→ **Source data**:
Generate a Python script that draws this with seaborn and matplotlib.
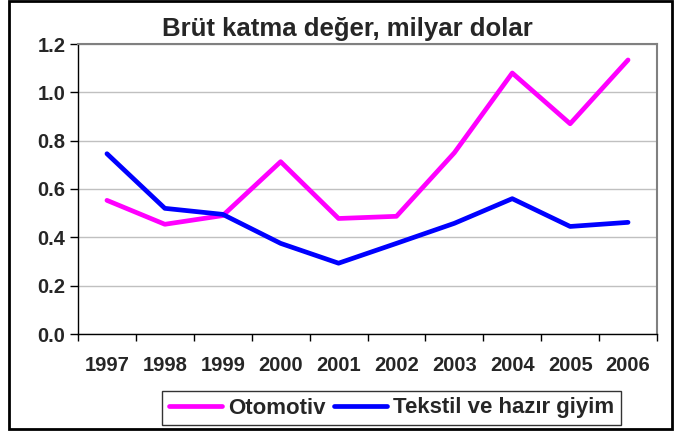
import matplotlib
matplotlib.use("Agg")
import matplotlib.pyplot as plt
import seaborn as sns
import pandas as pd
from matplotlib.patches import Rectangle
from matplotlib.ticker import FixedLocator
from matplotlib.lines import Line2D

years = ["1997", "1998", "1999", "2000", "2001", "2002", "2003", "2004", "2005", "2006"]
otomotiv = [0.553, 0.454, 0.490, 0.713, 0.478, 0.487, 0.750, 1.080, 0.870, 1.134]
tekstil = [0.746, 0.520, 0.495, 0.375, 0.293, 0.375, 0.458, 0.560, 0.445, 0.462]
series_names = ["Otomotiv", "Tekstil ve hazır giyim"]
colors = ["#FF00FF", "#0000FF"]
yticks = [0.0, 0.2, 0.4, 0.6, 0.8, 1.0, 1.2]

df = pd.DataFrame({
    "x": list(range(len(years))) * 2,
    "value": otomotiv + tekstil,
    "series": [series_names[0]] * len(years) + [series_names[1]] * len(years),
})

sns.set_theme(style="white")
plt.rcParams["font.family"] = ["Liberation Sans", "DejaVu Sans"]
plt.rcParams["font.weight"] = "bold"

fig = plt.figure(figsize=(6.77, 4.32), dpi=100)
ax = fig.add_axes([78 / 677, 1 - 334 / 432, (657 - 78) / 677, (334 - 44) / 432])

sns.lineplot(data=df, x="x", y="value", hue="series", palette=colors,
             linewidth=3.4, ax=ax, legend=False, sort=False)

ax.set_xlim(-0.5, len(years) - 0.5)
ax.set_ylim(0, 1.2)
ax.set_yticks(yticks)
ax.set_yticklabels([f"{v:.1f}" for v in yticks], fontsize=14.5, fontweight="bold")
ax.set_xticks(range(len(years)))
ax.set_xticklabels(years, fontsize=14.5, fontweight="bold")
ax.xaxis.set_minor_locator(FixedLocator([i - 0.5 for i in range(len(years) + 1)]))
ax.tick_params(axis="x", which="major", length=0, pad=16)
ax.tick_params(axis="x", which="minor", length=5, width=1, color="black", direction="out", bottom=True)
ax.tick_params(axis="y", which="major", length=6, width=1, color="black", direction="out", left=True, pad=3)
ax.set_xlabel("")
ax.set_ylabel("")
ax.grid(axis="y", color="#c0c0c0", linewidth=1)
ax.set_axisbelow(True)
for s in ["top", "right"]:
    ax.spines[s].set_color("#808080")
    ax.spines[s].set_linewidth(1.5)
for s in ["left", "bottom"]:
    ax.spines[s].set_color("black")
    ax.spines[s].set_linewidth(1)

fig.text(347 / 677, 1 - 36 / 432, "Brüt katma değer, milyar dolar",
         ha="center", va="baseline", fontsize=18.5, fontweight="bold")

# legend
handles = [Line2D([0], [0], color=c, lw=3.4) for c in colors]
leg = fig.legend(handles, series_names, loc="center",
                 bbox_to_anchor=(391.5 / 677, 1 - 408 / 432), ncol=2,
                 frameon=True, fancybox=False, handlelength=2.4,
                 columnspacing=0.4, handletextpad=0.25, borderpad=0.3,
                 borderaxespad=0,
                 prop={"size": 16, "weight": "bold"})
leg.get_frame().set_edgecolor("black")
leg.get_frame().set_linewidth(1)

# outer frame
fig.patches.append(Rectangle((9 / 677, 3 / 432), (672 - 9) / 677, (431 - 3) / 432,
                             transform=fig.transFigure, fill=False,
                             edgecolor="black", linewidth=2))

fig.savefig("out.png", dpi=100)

→ **Instructions for the task**: With the pictures left out, restate word for word every line of the data above, from the first down to the line that contains "from matplotlib.lines import Line2D".

→ **Exercise answer**:
Generate a Python script that draws this with seaborn and matplotlib.
import matplotlib
matplotlib.use("Agg")
import matplotlib.pyplot as plt
import seaborn as sns
import pandas as pd
from matplotlib.patches import Rectangle
from matplotlib.ticker import FixedLocator
from matplotlib.lines import Line2D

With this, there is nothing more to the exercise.